The Retrospective is at Espionage, Aug 6-30, 9.15pm
What’s the show about? People say it takes a career of Edinburghs to find your audience. That would take too long so I wanted to do a different show every day. People could come back the next day; I could build an audience quicker. That was too much, so now it’ll be about seven shows.
Why put yourself through Edinburgh again? Everyone’s a comedian or a producer so it’s the one time of year everyone else is the weirdo, not you.
Any cunning plans to get punters in? Do more shows than others. I’m going to do seven shows, everyone else is doing one. It’s probably stupid, I’ll probably go mad. Sum up your festival diet Blueberries and chips.
Best comedy advice you’ve gotten? Not to take it too seriously. Last year I went over thinking I’d tell everyone how it’s done and how it should be. I was too tense about it. Once you start messing around more, it’s more enjoyable for everyone.
Who will you be going out of your way to see? Last year, the shows I got dragged to ended up being the best, so this year, I’m giving everyone a chance.
Why should audiences pick your show? There’s 150 jokes a show and if you like a show, you can come see another.
‘Stand Up Chameleon’ is at the Free Sisters, Aug 6-9, 11-16, 18-23, 25-30, 4pm
What’s the show about? It’s about not being able to blend in, mistakes, awkward moments, embarrassing stories, everything.
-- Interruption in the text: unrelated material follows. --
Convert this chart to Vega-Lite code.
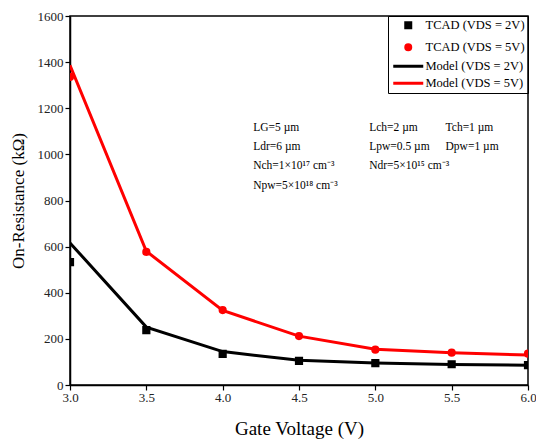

Where does your sense of humour come from? My inner gobshite.
Weirdest past Fringe experience? The lowest number of people I’ve ever performed to was two grannies and an Indian couple. Surprisingly, it went very well. Do you have a go-to joke for when crowds just aren’t having any of it? Sometimes if I feel like I’m dying on my hole, I’ll say “Jesus I feel like a protestant at a RA meeting”, but maybe that won’t even work over there?
Sum up your festival diet Alcohol, and a few Pringles in the morning.
Best comedy advice you’ve gotten? It’s okay to speak well of yourself. In Ireland people are like, “That one. Being confident. What a wagon”, but it’s okay.
Who will you be going out of your way to see? Luisa Omielan.
Why should audiences pick your show? If you’re really up for the craic you’ll probably connect with me.